**Material shown:**

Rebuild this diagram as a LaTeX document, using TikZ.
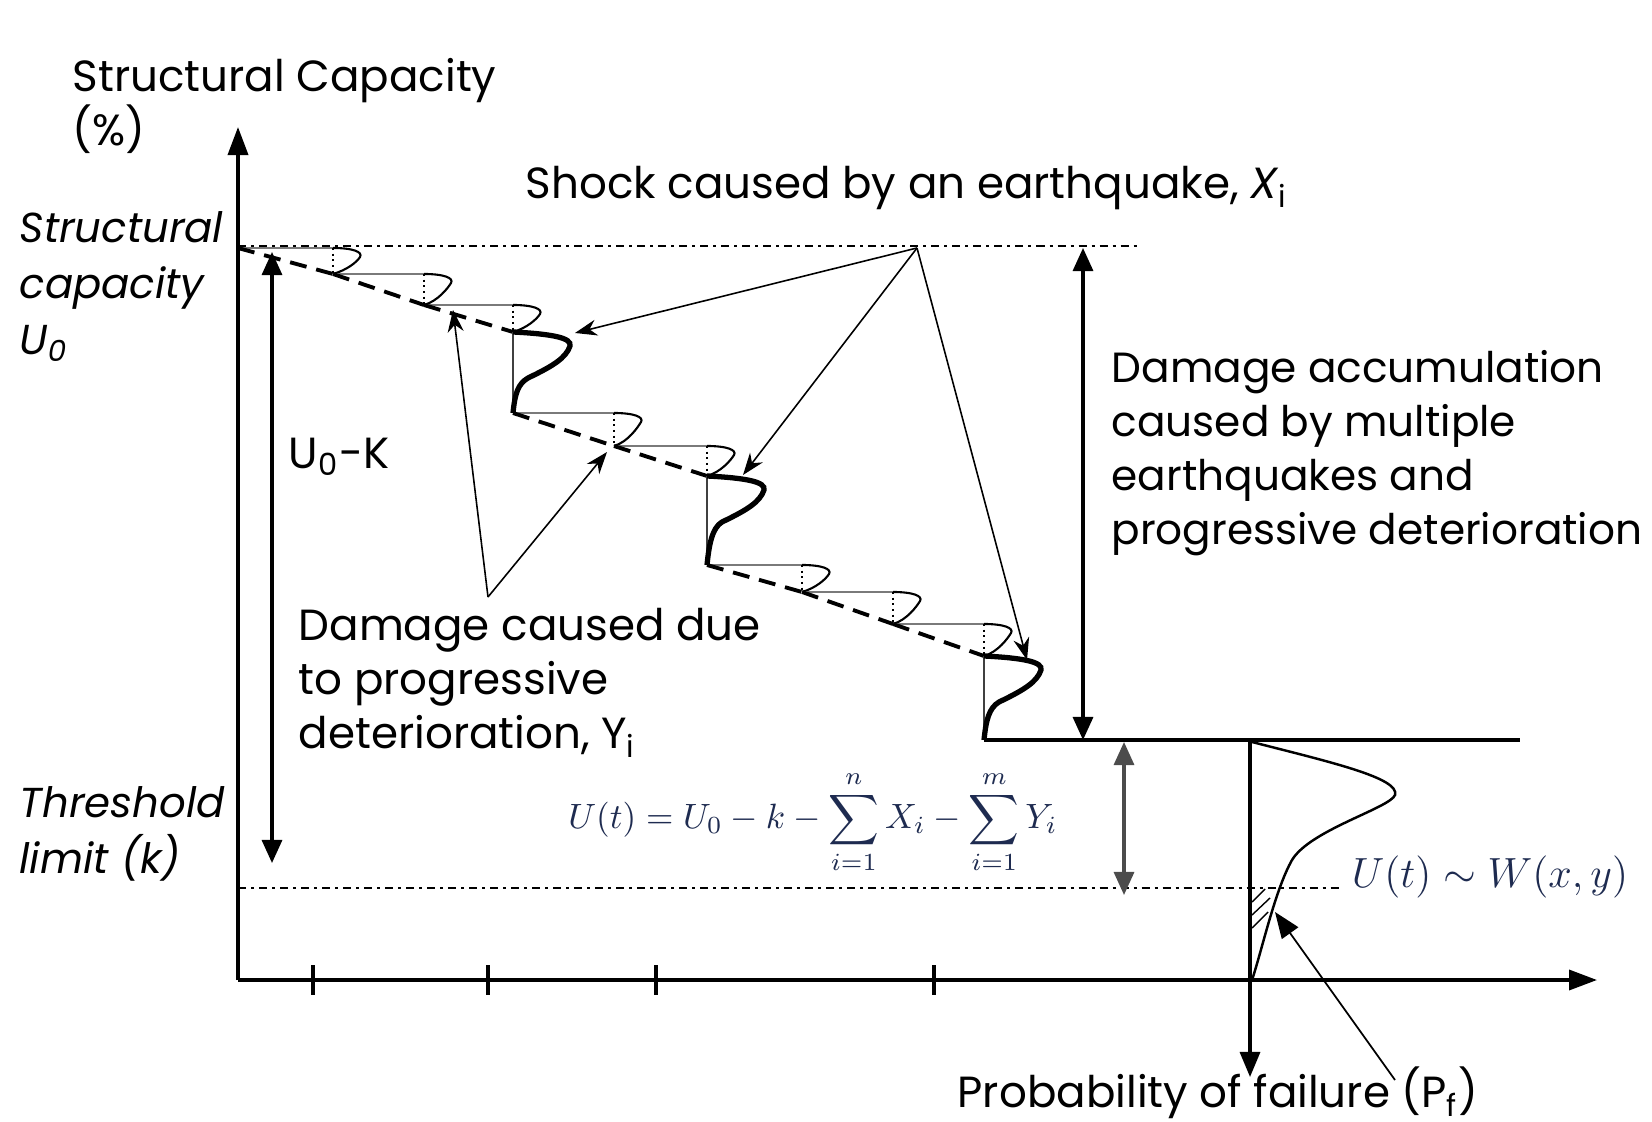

==

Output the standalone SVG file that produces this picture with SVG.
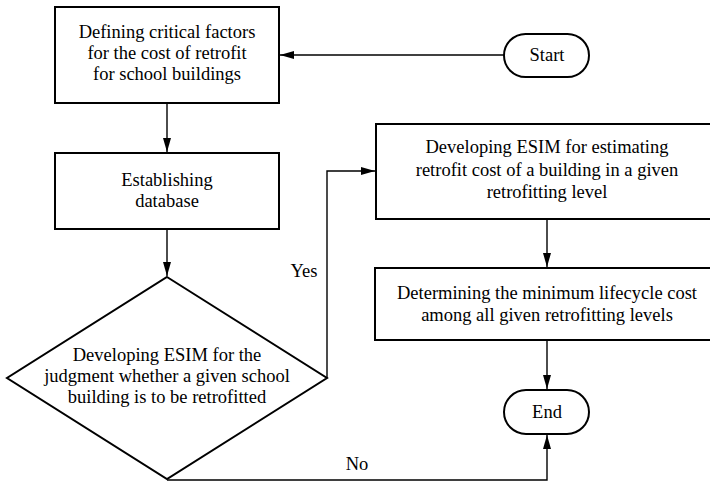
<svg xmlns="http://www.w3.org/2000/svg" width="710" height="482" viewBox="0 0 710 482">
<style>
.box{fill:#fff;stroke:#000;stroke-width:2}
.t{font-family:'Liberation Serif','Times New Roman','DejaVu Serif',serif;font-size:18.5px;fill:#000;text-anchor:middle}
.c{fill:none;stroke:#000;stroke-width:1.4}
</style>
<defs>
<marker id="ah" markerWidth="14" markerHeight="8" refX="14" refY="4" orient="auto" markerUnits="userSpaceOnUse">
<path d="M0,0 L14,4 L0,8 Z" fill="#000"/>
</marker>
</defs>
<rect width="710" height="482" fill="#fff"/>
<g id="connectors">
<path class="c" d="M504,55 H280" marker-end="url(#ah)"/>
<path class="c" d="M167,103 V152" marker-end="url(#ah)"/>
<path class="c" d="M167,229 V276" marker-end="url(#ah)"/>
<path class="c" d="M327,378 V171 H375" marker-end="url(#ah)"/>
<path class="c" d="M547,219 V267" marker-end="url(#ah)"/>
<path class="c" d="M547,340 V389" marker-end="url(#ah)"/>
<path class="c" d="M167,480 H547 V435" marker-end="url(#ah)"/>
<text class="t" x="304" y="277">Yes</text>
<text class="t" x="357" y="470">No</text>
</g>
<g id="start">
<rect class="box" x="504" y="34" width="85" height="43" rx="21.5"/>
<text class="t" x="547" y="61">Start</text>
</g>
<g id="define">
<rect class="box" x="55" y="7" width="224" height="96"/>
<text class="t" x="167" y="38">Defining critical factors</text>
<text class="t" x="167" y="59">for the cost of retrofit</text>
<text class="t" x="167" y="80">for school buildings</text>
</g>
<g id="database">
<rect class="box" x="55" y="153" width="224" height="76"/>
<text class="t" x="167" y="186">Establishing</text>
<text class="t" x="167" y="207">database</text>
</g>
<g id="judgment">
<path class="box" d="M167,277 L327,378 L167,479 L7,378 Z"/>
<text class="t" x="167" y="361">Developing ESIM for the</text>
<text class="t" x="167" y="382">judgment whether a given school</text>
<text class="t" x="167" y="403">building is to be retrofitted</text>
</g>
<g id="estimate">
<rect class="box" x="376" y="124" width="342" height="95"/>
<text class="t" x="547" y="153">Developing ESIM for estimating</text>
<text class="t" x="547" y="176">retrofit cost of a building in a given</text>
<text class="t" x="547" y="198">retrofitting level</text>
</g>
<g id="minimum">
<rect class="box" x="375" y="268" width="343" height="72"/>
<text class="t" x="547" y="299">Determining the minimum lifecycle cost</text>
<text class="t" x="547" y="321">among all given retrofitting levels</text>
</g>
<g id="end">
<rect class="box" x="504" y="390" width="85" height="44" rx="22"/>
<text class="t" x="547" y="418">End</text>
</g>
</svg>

...

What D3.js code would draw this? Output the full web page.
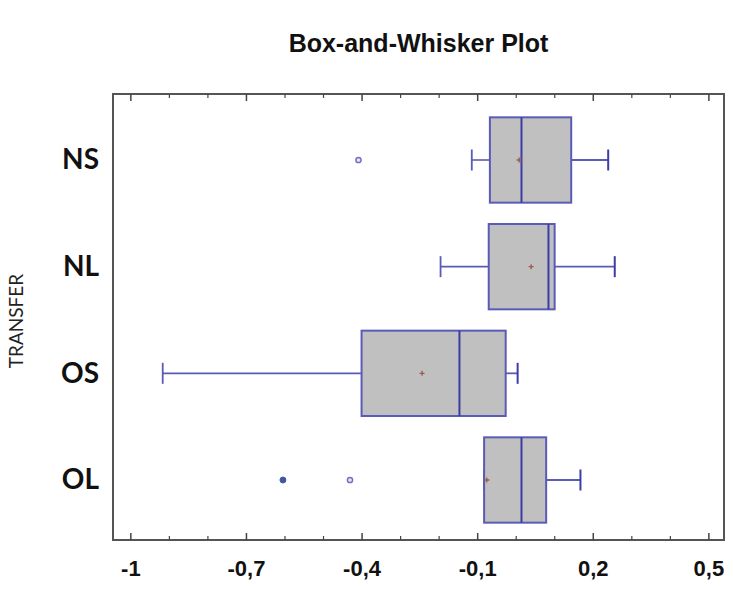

**What you will do:** Go through the listing above and return every line where the word "Output" occurs.

**Finished task:**
Output the standalone SVG file that produces this picture with SVG.
What D3.js code would draw this? Output the full web page.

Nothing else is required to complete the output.